Sea otter in Pedersen Lagoon. Photo taken by Andrea.
Dinner was served in the dining room of the main lodge at 6:30 pm and it was fantastic. Salmon, quinoa, roasted vegetables, and salad were served family style, with carrot cake for dessert. After dinner, we signed up for the following day’s recreation, choosing two half-day adventures, which I will discuss in the next post.

Later in the evening, we returned to the dining room for a presentation about the building of the lodge, which was impressive, and we were surprised to learn that it has only been around for a few years. Most nights there is a presentation of some kind for anyone who wants to watch. The night before we arrived, one of the guides gave a presentation about glaciers, which we wished we would’ve seen.

After the presentation, we returned to our cabin to turn in for the night, but I was way too excited to sleep. I laid awake for hours listening to the rain and hatching schemes in my mind to hide in the cabin at the end of the trip and stay there forever.

The boat dropped us off in Aialik Bay, and we followed a path to Kenai Fjords Glacier Lodge on Pedersen Lagoon.

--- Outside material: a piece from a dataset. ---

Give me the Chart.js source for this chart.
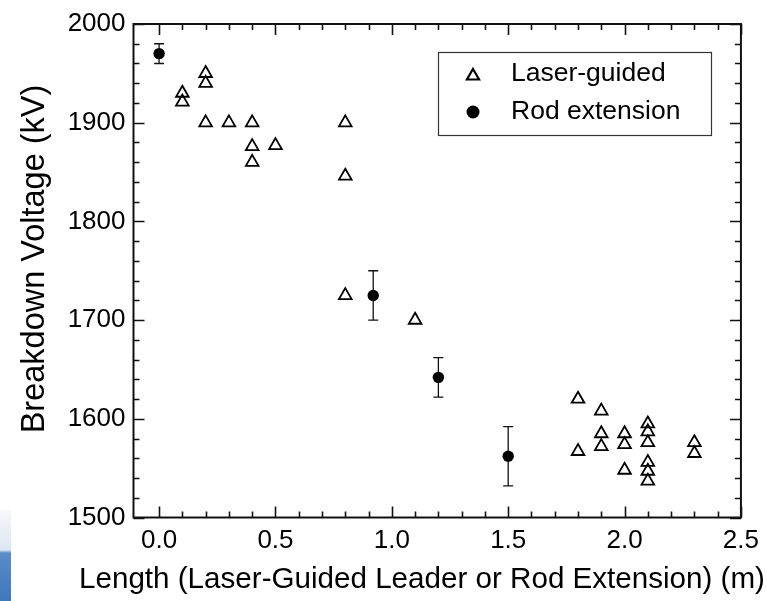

To be continued in: Kenai Fjords Glacier Lodge - Second Day

6 comments:

DC said...

Your pictures so gorgeous that they're almost unreal. I'm hugely envious -- and eagerly awaiting the next installment!

Nina said...

Thank you - the whole trip was unreal! It's a little overwhelming to write about, which is part of the reason it's taking me so long. Thanks for reading.

farlane said...

"mind-bogglingly furry and adorable"

You're such a good travel writer Nina - you should definitely do a book.

Nina said...

Thanks Andrew, and thanks for reading!

Roland Labana said...

Just beautiful! Thanks so much for this blog!

Nina said...

Thanks, Roland - I appreciate the comment!